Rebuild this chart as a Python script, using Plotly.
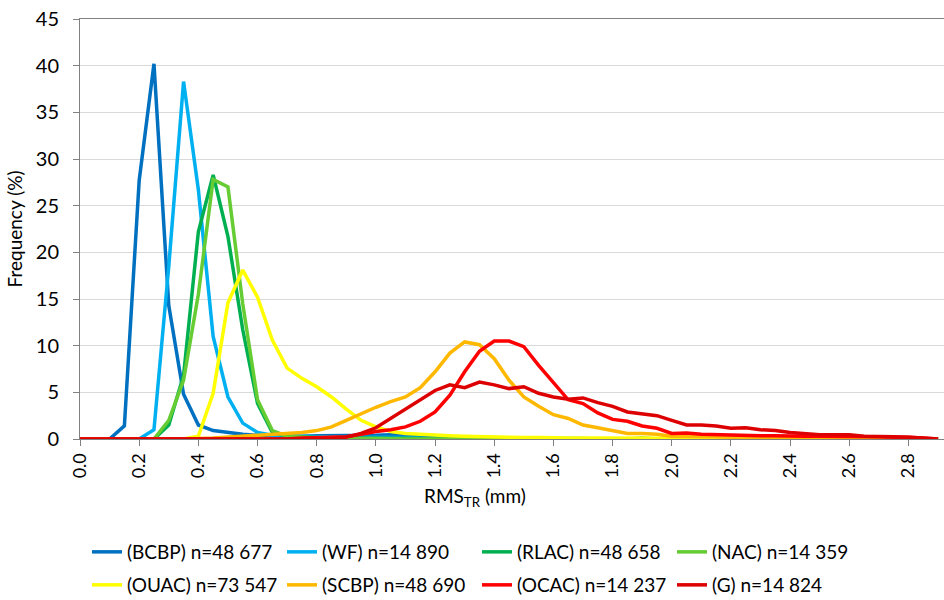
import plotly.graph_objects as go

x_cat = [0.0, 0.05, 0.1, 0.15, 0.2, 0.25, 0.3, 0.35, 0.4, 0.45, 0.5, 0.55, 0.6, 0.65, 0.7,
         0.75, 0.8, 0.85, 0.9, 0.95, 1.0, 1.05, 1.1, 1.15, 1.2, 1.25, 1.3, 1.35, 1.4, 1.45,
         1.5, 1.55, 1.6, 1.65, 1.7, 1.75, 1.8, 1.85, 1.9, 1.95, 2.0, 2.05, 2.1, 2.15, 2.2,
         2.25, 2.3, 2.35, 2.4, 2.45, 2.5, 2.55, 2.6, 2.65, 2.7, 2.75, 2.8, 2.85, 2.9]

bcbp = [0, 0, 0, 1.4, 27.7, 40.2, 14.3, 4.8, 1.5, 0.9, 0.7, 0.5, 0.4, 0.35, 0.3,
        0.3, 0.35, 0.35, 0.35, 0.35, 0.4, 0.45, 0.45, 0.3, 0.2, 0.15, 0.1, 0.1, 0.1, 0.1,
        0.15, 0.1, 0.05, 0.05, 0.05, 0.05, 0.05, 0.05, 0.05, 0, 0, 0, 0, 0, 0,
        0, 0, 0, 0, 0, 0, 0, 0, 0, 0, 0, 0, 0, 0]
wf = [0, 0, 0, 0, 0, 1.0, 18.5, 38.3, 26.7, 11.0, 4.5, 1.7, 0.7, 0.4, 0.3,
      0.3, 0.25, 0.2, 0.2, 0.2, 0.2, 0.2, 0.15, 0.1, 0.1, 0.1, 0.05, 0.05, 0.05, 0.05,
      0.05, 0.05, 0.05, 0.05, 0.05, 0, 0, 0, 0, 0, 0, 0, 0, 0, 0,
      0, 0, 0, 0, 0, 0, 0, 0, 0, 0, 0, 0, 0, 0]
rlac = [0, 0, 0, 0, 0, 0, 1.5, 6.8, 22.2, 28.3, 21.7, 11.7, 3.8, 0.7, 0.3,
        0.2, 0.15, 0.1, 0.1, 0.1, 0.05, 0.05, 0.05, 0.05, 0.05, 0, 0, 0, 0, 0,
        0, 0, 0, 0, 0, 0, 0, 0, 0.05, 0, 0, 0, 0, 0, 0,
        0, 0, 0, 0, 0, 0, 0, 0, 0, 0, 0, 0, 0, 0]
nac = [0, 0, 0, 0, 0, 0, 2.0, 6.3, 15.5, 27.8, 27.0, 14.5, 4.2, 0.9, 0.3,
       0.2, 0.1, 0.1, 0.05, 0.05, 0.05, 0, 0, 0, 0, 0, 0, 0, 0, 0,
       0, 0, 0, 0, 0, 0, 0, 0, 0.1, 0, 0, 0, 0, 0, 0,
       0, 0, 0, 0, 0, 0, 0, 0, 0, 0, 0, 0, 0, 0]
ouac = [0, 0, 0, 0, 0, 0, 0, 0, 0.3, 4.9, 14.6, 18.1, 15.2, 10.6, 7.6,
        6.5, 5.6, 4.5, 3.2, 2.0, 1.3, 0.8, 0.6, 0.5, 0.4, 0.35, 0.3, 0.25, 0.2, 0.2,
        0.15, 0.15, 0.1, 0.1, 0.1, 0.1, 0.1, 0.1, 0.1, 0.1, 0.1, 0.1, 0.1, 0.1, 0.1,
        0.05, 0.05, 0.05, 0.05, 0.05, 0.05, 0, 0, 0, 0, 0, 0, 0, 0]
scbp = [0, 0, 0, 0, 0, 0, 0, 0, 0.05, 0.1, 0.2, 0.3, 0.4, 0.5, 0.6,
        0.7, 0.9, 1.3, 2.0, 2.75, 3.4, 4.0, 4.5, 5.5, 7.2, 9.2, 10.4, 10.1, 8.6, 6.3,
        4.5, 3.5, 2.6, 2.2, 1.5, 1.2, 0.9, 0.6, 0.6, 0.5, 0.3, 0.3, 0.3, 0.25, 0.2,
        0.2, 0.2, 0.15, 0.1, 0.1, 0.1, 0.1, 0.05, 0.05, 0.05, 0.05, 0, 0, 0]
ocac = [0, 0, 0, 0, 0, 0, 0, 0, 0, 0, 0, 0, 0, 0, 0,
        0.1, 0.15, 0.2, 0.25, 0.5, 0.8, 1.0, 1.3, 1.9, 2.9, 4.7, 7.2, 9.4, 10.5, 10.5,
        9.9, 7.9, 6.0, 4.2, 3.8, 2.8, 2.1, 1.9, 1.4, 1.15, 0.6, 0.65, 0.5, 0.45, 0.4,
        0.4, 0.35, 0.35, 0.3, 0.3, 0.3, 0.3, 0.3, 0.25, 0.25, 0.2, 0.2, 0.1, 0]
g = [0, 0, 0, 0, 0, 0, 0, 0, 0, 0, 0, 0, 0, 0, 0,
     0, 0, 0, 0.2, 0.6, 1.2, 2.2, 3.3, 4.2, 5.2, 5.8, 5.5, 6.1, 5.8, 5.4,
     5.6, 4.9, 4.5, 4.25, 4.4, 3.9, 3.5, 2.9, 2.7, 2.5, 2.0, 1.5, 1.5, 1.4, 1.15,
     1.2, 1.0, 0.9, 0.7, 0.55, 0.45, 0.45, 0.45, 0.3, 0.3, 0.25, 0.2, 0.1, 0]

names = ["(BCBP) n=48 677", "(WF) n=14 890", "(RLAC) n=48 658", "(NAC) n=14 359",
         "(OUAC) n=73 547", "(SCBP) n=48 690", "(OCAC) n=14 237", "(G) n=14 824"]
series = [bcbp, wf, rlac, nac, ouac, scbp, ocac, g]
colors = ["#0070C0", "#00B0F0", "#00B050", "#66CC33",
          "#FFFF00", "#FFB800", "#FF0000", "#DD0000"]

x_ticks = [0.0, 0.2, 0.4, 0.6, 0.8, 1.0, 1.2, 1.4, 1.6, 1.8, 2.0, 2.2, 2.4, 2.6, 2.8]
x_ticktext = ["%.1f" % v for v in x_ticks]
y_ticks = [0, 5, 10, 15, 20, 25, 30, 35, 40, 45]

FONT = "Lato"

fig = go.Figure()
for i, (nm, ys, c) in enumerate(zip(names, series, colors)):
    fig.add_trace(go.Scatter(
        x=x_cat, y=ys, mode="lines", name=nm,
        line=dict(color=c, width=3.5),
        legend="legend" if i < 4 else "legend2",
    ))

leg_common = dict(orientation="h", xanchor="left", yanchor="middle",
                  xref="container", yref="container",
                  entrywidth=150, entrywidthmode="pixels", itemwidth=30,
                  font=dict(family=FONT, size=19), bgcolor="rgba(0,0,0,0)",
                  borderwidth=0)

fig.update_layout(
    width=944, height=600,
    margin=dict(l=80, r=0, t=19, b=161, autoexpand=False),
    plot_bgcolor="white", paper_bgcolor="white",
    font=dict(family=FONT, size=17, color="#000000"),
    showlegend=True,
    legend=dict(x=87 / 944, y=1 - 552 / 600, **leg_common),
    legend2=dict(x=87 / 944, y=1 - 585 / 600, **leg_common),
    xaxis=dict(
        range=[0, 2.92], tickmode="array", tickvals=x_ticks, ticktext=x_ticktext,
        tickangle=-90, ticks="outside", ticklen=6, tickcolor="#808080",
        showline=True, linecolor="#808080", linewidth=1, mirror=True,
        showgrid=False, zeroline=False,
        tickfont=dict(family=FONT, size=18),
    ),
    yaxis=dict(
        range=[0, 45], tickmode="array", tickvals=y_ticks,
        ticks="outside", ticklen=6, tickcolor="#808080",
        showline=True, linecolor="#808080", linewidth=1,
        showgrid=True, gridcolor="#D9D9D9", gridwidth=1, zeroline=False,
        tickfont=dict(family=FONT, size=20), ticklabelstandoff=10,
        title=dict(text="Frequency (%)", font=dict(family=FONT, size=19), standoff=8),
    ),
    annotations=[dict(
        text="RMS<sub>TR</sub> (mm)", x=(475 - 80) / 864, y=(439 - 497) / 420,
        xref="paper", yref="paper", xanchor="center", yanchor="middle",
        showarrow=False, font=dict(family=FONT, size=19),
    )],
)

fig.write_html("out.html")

Goal: Every line from the top of the material above through the line with "2.8, 2.85, 2.9]" should be duplicated exactly, please; leave out the pictures.

Solution for this exercise:
Rebuild this chart as a Python script, using Plotly.
import plotly.graph_objects as go

x_cat = [0.0, 0.05, 0.1, 0.15, 0.2, 0.25, 0.3, 0.35, 0.4, 0.45, 0.5, 0.55, 0.6, 0.65, 0.7,
         0.75, 0.8, 0.85, 0.9, 0.95, 1.0, 1.05, 1.1, 1.15, 1.2, 1.25, 1.3, 1.35, 1.4, 1.45,
         1.5, 1.55, 1.6, 1.65, 1.7, 1.75, 1.8, 1.85, 1.9, 1.95, 2.0, 2.05, 2.1, 2.15, 2.2,
         2.25, 2.3, 2.35, 2.4, 2.45, 2.5, 2.55, 2.6, 2.65, 2.7, 2.75, 2.8, 2.85, 2.9]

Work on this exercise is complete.